There are easy ways to manage this - while I am not too sure how long it
will take them to get around that easy ways... but everything one could
imagine they will burn out if too many people are using them... we had this
discussion on this list not long ago so I think there is nothing more to add
then what Matt allready said (Attatched)
And inside the post Matt linked:
This [IP banning] is virtually guaranteed to fail in the long run, as
> evidenced by the overwhelming failure of email blacklists.
>
Matt wrote:
> My conclusion from this is:
>
> Because you do something that almost no one else does, and your site is not
> a large enough target, spammers have not yet done the trivial workaround it
> would require to get past this. If it was put into core, they most certainly
> would.
>
> So, continue to do this if it helps, just don't tell anyone. ;)
>
> From 2002:
>
> http://diveintomark.org/archives/2002/10/29/club_vs_lojack_solutions
>
> "The really interesting thing about these approaches, from a game theory
> perspective, is that they are all Club solutions, not Lojack solutions.

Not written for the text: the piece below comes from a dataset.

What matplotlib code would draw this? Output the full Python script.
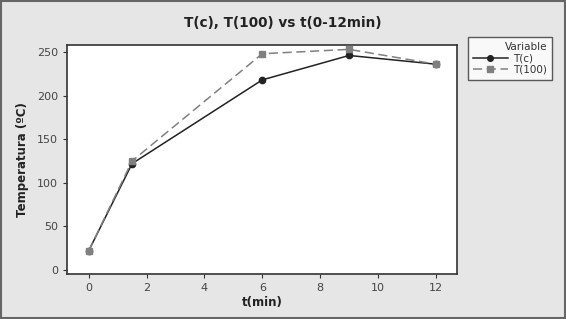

> There are two basic approaches to protecting your car from theft: The Club
> (or The Shield, or a car alarm, or something similiar), and Lojack. The Club
> isn't much protection against a thief who is determined to steal your car
> (it's easy enough to drill the lock, or just cut the steering wheel and
> slide The Club off). But it is effective protection against a thief who
> wants to steal a car (not necessarily your car), because thieves are
> generally in a hurry and will go for the easiest target, the low-hanging
> fruit. The Club works as long as not everyone has it, since if everyone had
> it, thieves would have an equally difficult time stealing any car, their
> choice will be based on other factors, and your car is back to being as
> vulnerable as anyone else's. The Club doesn't deter theft, it only deflects
> it.
>
> "Similarly, installing a secret form field on your comment form will stop
> spammers from spamming your comments, until enough people do that that it's
> worth the spammer's time to upgrade their scripts. Ditto referer hacks (just
> set the referer); ditto registration schemes (just auto-register); ditto
> time limits (just hit each weblog sequentially). Ditto ditto ditto."